Mais pour ce faire, il a fallu que le DAS de Bouira fasse jouer ses relations personnelles afin de trouver une âme charitable pour emblaver les terres.

En effet, cette ferme ne dispose toujours pas de tracteur agricole ni du matériel nécessaire pour entretenir cette superficie. On se souvient pourtant que lors de la dernière visite du wali, dans cette ferme, le P/APC de Bouira s’était gentiment proposé pour prêter un tracteur aux fins de labourer les champs. Une proposition qui n’a malheureusement pas été concrétisée.

Pour cette saison 2010-2011, et concernant la récolte maraîchère, il est prévu des semis de carottes, choux-fleurs, navets, tomates, poivrons et piments. C’est toutefois le planning élaboré par l’administration du centre.

Paroles de psychologue : « Chaque cas est un cas »

Dans le centre d’aide au travail/ ferme pédagogique, les pensionnaires sont tous des cas nécessitant une prise en charge particulière.

C’est ce que nous affirmera une psychologue qui a eu à analyser, diagnostiquer puis traiter les différents pensionnaires en affirmant que « chaque cas est un cas ».

Les exemples ne manquent pas mais le plus flagrant demeure le parcours de Kamel B., un autiste âgé de 18 ans et originaire de Tizi Ouzou.

Ce dernier, après avoir fréquenté le centre de Douera, est arrivé à Bouira dans un état de mutisme total. Entièrement renfermé sur lui-même, il ne parlait pas, juste en émettant quelques grognements en guise de communication.

Son environnement familial n’étant pas en mesure de lui permettre un épanouissement, c’est dans l’enceinte du centre d’aide par le travail de Bouira qu’il échouera après avoir fréquenté différents centres pour handicapés à Sétif et à Douera.

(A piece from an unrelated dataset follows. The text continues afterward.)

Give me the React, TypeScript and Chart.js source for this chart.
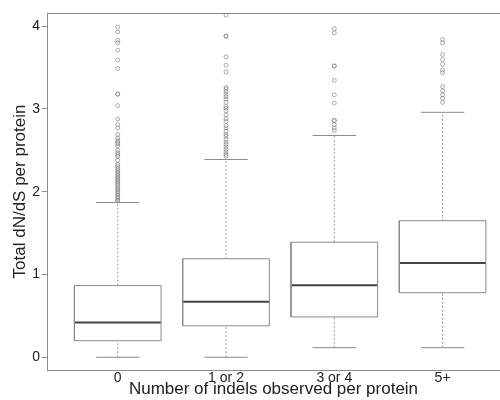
import React, { useEffect, useRef } from "react";
import { Chart, registerables } from "chart.js";

Chart.register(...registerables);

const categories = ["0", "1 or 2", "3 or 4", "5+"];
const lowerWhisker = [0, 0, 0.116, 0.116];
const q1 = [0.2, 0.38, 0.487, 0.78];
const median = [0.42, 0.67, 0.87, 1.14];
const q3 = [0.866, 1.19, 1.39, 1.65];
const upperWhisker = [1.87, 2.39, 2.68, 2.96];

const outliers0 = [3.99, 3.93, 3.83, 3.8, 3.71, 3.59, 3.49, 3.18, 3.18, 3.04, 2.88, 2.81, 2.77, 2.69, 2.65, 2.62, 2.6, 2.58, 2.55, 2.5, 2.47, 2.45, 2.43, 2.38, 2.33, 2.31, 2.28, 2.26, 2.24, 2.22, 2.2, 2.18, 2.16, 2.14, 2.12, 2.1, 2.08, 2.06, 2.04, 2.02, 2.0, 1.98, 1.96, 1.94, 1.92, 1.9, 1.89];
const outliers1 = [4.135, 3.88, 3.88, 3.63, 3.53, 3.45, 3.26, 3.24, 3.21, 3.18, 3.15, 3.12, 3.08, 3.03, 3.01, 2.98, 2.93, 2.88, 2.85, 2.8, 2.77, 2.73, 2.69, 2.67, 2.63, 2.6, 2.57, 2.54, 2.51, 2.48, 2.45, 2.43];
const outliers2 = [3.97, 3.92, 3.52, 3.52, 3.345, 3.17, 3.07, 2.86, 2.86, 2.81, 2.77, 2.74];
const outliers3 = [3.84, 3.8, 3.66, 3.6, 3.54, 3.47, 3.44, 3.27, 3.22, 3.17, 3.13, 3.08];
const outlierGroups = [outliers0, outliers1, outliers2, outliers3];

const yTicks = [0, 1, 2, 3, 4];
const yTitle = "Total dN/dS per protein";
const xTitle = "Number of indels observed per protein";

const BOX_HALF = 0.4;
const CAP_HALF = 0.2;

type P = { x: number; y: number | null };

export default function App() {
  const ref = useRef<HTMLCanvasElement>(null);

  useEffect(() => {
    if (!ref.current) return;
    const boxes: P[] = [];
    const meds: P[] = [];
    const whisk: P[] = [];
    const caps: P[] = [];
    const outs: P[] = [];
    categories.forEach((_, i) => {
      const c = i + 1;
      boxes.push(
        { x: c - BOX_HALF, y: q1[i] },
        { x: c + BOX_HALF, y: q1[i] },
        { x: c + BOX_HALF, y: q3[i] },
        { x: c - BOX_HALF, y: q3[i] },
        { x: c - BOX_HALF, y: q1[i] },
        { x: c, y: null }
      );
      meds.push({ x: c - BOX_HALF, y: median[i] }, { x: c + BOX_HALF, y: median[i] }, { x: c, y: null });
      whisk.push(
        { x: c, y: q3[i] },
        { x: c, y: upperWhisker[i] },
        { x: c, y: null },
        { x: c, y: lowerWhisker[i] },
        { x: c, y: q1[i] },
        { x: c, y: null }
      );
      caps.push(
        { x: c - CAP_HALF, y: upperWhisker[i] },
        { x: c + CAP_HALF, y: upperWhisker[i] },
        { x: c, y: null },
        { x: c - CAP_HALF, y: lowerWhisker[i] },
        { x: c + CAP_HALF, y: lowerWhisker[i] },
        { x: c, y: null }
      );
      outlierGroups[i].forEach((v) => outs.push({ x: c, y: v }));
    });

    const lineDs = (label: string, data: P[], color: string, width: number, dash: number[]) => ({
      type: "scatter" as const,
      label,
      data,
      showLine: true,
      borderColor: color,
      borderWidth: width,
      borderDash: dash,
      pointRadius: 0,
      fill: false,
      spanGaps: false,
      tension: 0,
    });

    const font = "'Liberation Sans', Arial, Helvetica, sans-serif";
    const axisColor = "#8c8c8c";
    const textColor = "#222";

    const chart = new Chart(ref.current, {
      type: "scatter",
      data: {
        datasets: [
          lineDs("whiskers", whisk, "#9a9a9a", 1, [2, 2]),
          lineDs("caps", caps, "#8a8a8a", 1, []),
          lineDs("boxes", boxes, "#8a8a8a", 1, []),
          lineDs("medians", meds, "#444", 2, []),
          {
            type: "scatter" as const,
            label: "outliers",
            data: outs,
            pointRadius: 2,
            pointBorderWidth: 1,
            pointBorderColor: "rgba(110,110,110,0.55)",
            pointBackgroundColor: "rgba(0,0,0,0)",
            showLine: false,
          },
        ] as any,
      },
      options: {
        animation: false,
        responsive: false,
        maintainAspectRatio: false,
        layout: { autoPadding: false, padding: { top: 13, right: 0, left: 0, bottom: 0 } },
        plugins: { legend: { display: false }, tooltip: { enabled: false } },
        scales: {
          x: {
            type: "linear",
            position: "bottom",
            min: 0.347,
            max: 4.53,
            afterBuildTicks: (s: any) => {
              s.ticks = categories.map((_, i) => ({ value: i + 1 }));
            },
            afterFit: (s: any) => {
              s.height = 30;
            },
            ticks: {
              callback: (v: any) => categories[Math.round(Number(v)) - 1] ?? "",
              font: { family: font, size: 14 },
              color: textColor,
              padding: 0,
              maxRotation: 0,
              autoSkip: false,
            },
            grid: { display: true, drawOnChartArea: false, drawTicks: false, color: axisColor },
            border: { display: true, color: axisColor, width: 1 },
            title: {
              display: true,
              text: xTitle,
              font: { family: font, size: 17 },
              color: textColor,
              padding: { top: 0, bottom: 0 },
            },
          },
          x2: {
            type: "linear",
            position: "top",
            min: 0.347,
            max: 4.53,
            ticks: { display: false },
            afterFit: (s: any) => {
              s.height = 0;
            },
            grid: { display: true, drawOnChartArea: false, drawTicks: false, color: axisColor },
            border: { display: true, color: axisColor, width: 1 },
          },
          y: {
            type: "linear",
            min: -0.154,
            max: 4.16,
            afterBuildTicks: (s: any) => {
              s.ticks = yTicks.map((v) => ({ value: v }));
            },
            afterFit: (s: any) => {
              s.width = 47;
            },
            ticks: {
              font: { family: font, size: 14 },
              color: textColor,
              padding: 2,
            },
            grid: { display: true, drawOnChartArea: false, drawTicks: true, tickLength: 5, color: axisColor },
            border: { display: true, color: axisColor, width: 1 },
            title: {
              display: true,
              text: yTitle,
              font: { family: font, size: 17 },
              color: textColor,
              padding: { top: 10, bottom: 0 },
            },
          },
        },
      } as any,
    });
    return () => chart.destroy();
  }, []);

  return (
    <div style={{ position: "fixed", left: 0, top: 0, width: 500, height: 400, background: "#fff" }}>
      <canvas ref={ref} width={500} height={400} style={{ width: 500, height: 400 }} />
    </div>
  );
}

Des séjours qui lui auront été favorables car ayant bénéficié d’une prise en charge précoce, le jeune Kamel se révèle être un artisan de première qualité.

En effet, ses doigts de fée ébahissent encore le personnel du centre. Mais à force de séances avec les psychologues, Kamel a brisé peu à peu le mur du silence dans lequel il évoluait jusque-là.

Petit à petit, il deviendra sociable en émettant quelques sons distincts. Son labial avait évolué et il enchaîne maintenant quelques syllabes comme « Papa », « Mama ».

Auparavant irascible et n’acceptant aucun contact physique avec son entourage, il est devenu un des pensionnaires les plus populaires du centre.

Inutile de préciser que pour sa famille, la satisfaction et la joie sont au rendez-vous lorsqu’il retourne chez lui durant les vacances.

Un autre pensionnaire est également très apprécié par le personnel du centre, il s’agit d’un jeune homme d’Adrar qui lors de son arrivée au centre était très timide et jamais il ne soufflait mot.

Depuis son état s’est relativement amélioré et il réussit à communiquer avec ses camarades et même son comportement dans le milieu familial a progressé de manière remarquable. Pour les filles, toutes atteintes de trisomie 21, les progrès sont aussi visibles même si ces dernières sont plus renfermées.

Le retard intellectuel des trisomiques étant constant, les acquisitions pédagogiques se limitent souvent aux rudiments de la lecture et de l’audition, mais l’enfant trisomique est particulièrement sensible au conditionnement.

Même avec quelques lacunes, comme le manque de certains matériels pédagogiques adéquats à chaque pensionnaire, les psychologues et l’ensemble du personnel du centre ne lésinent aucunement sur les efforts et ce sont des jeunes adultes épanouis qui retrouvent en ces lieux, une nouvelle vie.